Lack of funding leads to World Food Program cuts for Syrian refugees – a dangerous development, says Oxfam

The World Food Programme has announced it is to significantly reduce food vouchers for refugees living outside of camps in Jordan in August, while maintaining the same levels of assistance for camp residents, due to a lack of funding. Over a third of registered refugees in Jordan will have their assistance reduced to about a quarter of what they originally received through the program. The most vulnerable refugees will see their assistance reduced to USD$14, about half of what they originally received through the program, and others will have their assistance reduced to USD$7. In Lebanon, the value of each voucher has been cut from US$27 to US$19, and is now US$13.50 per person per month. WFP says it needs to raise US$26 million every week to meet the basic food needs of people affected by the Syrian conflict.

Andy Baker, who heads Oxfam's Syria crisis response, said: “Today, hundreds of thousands of Syrian refugees living outside of camps in Jordan will see the food assistance they receive from the World Food Programme drastically reduced. In Lebanon, the steady decrease in aid has led to vouchers being sliced in half for all refugees. This is an unprecedented and dangerous development, due foremost to lack of international funding, and the protracted nature of the crisis. Two of the smallest countries in the Middle East will now be hosting more than 1.5 million Syrians with little to no subsistence support. Many refugees have already started resorting to extreme measures to feed their families, by sending children to work, taking debt which they will not be able to repay, or cutting back on meals.

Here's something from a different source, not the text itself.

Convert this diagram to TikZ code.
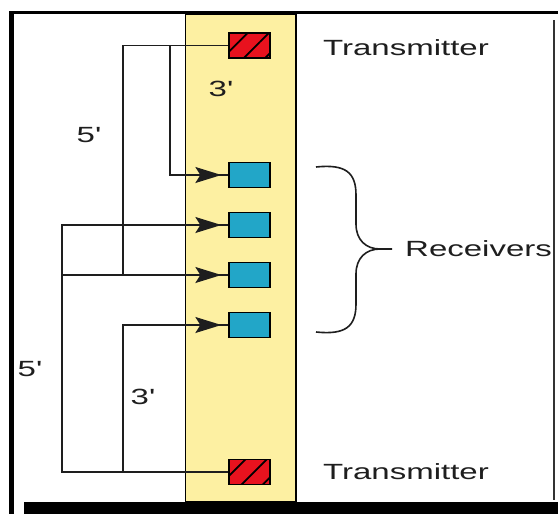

“Donors need to come forward with funds urgently to ensure Syrians are able to meet their basic needs. There are a number of means through which this can be achieved. We should not wait for a situation, which is already dire, to worsen. Syrians also need to be enabled to provide for their families themselves, by accessing the job market in Lebanon and Jordan, where labour laws are stringent. By allowing refugees to seek livelihood solutions, these two countries would help avert a human tragedy, and, in the longer term, boost their own economies while improving refugees' chances of supporting themselves in the future."